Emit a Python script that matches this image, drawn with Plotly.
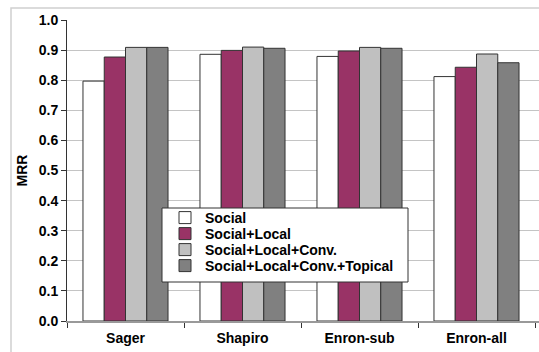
::::
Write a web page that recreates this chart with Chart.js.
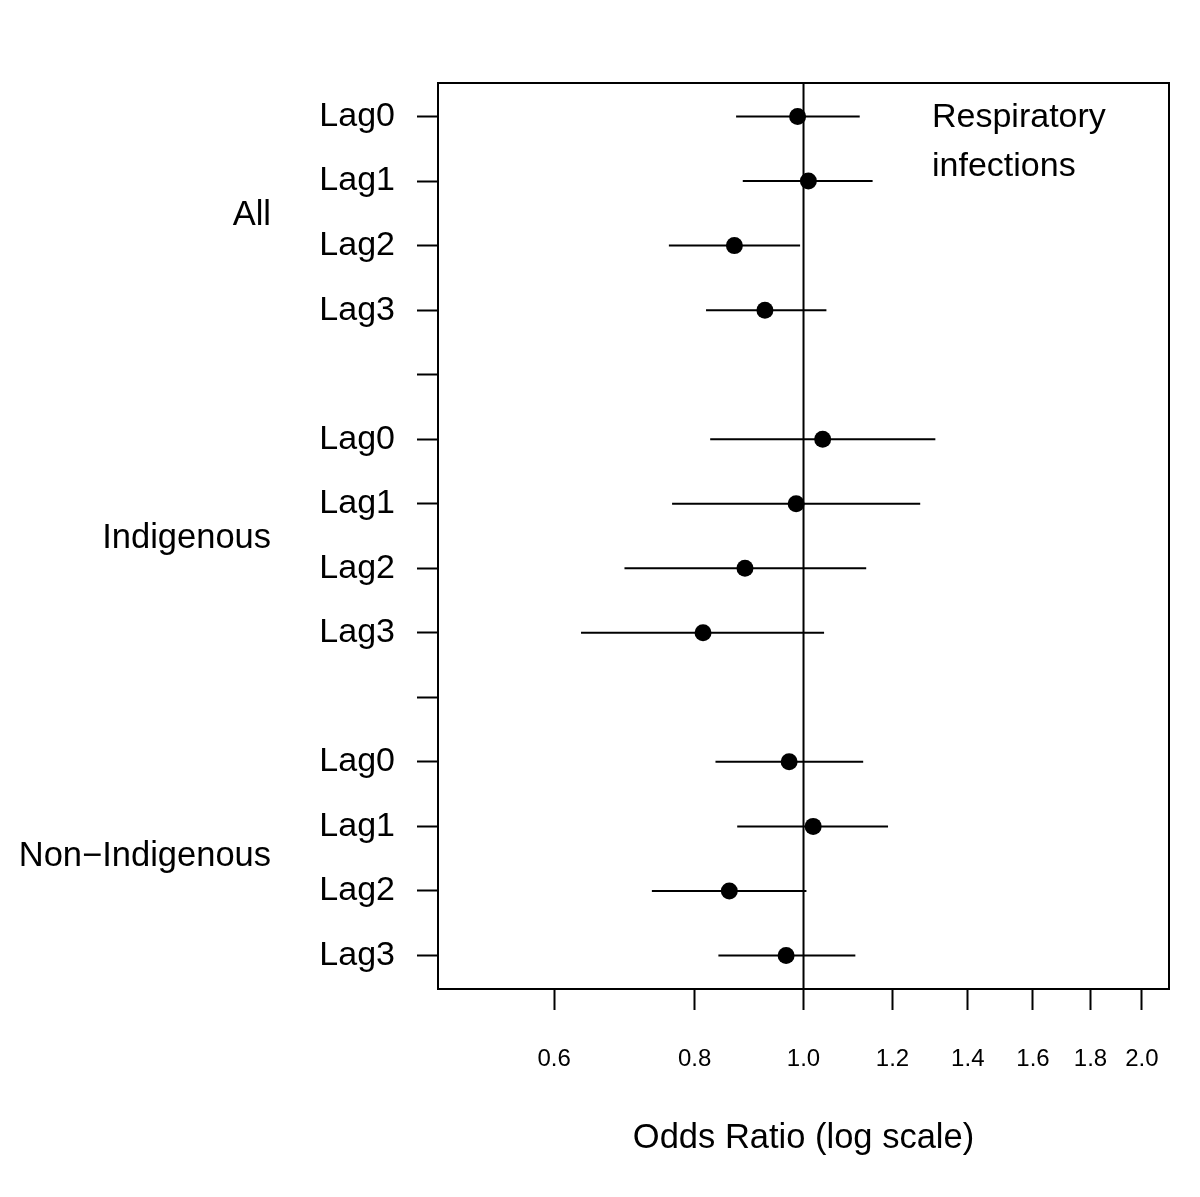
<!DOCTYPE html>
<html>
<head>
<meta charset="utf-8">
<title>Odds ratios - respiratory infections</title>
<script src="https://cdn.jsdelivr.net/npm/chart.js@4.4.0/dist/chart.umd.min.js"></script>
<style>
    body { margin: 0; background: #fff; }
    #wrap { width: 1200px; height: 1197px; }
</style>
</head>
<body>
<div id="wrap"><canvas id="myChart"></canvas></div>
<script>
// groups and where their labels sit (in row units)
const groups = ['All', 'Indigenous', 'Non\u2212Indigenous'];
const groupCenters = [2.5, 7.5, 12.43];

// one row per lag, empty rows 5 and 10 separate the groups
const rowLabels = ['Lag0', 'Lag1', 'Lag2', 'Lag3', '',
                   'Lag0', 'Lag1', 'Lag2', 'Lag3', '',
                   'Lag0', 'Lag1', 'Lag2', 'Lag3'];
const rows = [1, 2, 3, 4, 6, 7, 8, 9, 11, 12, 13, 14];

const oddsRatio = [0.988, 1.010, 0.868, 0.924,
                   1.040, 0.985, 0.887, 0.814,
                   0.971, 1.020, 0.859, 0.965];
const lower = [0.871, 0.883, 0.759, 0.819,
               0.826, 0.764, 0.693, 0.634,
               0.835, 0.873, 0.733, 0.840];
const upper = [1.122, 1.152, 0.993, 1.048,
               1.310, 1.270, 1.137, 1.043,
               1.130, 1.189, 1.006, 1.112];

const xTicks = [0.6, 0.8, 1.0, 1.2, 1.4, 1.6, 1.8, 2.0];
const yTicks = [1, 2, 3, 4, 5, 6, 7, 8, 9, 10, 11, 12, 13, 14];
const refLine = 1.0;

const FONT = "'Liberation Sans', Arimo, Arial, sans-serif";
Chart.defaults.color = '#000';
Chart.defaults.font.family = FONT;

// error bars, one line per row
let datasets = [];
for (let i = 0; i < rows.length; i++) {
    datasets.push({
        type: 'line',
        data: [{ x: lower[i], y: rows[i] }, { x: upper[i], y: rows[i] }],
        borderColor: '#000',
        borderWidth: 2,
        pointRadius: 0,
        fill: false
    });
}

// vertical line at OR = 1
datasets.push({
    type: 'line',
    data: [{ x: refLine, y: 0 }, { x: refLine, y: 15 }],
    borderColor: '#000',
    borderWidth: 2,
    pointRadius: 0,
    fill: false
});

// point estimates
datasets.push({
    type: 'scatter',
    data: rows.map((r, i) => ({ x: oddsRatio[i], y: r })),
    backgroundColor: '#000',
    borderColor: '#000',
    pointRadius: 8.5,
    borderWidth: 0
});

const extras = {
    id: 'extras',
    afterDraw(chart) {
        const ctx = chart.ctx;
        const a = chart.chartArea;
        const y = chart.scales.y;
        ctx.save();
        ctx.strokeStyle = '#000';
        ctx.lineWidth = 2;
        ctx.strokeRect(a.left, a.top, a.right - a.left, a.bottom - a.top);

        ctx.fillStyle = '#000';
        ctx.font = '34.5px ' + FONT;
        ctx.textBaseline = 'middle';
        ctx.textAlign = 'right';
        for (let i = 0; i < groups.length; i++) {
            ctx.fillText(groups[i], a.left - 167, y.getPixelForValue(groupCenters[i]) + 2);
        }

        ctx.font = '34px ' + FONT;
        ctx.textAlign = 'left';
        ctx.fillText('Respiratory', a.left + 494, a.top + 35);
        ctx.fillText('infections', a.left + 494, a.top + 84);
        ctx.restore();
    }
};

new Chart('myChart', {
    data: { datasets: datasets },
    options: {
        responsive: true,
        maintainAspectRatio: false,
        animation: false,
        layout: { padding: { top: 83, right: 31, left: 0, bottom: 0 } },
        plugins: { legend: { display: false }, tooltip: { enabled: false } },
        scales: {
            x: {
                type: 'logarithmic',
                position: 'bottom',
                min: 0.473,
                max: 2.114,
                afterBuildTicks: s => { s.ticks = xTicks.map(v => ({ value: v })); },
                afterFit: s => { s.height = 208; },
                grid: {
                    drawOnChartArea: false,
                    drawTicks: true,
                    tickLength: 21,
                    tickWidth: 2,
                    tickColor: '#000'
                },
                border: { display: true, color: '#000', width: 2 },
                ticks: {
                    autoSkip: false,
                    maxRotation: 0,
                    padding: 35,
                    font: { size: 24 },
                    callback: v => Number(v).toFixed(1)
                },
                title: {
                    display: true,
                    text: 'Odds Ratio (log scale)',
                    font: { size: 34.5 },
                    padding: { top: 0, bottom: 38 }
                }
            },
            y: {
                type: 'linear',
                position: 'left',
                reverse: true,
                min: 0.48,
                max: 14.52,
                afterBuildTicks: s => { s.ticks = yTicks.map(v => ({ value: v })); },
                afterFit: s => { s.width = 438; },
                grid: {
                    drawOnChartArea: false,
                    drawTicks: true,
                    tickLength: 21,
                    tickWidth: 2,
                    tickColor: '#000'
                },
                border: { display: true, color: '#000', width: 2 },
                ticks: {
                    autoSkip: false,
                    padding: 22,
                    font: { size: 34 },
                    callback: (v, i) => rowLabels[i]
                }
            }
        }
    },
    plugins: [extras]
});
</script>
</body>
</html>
::::
Where a line above contains the string "this", copy that line.

Answer in full ->
Emit a Python script that matches this image, drawn with Plotly.
Write a web page that recreates this chart with Chart.js.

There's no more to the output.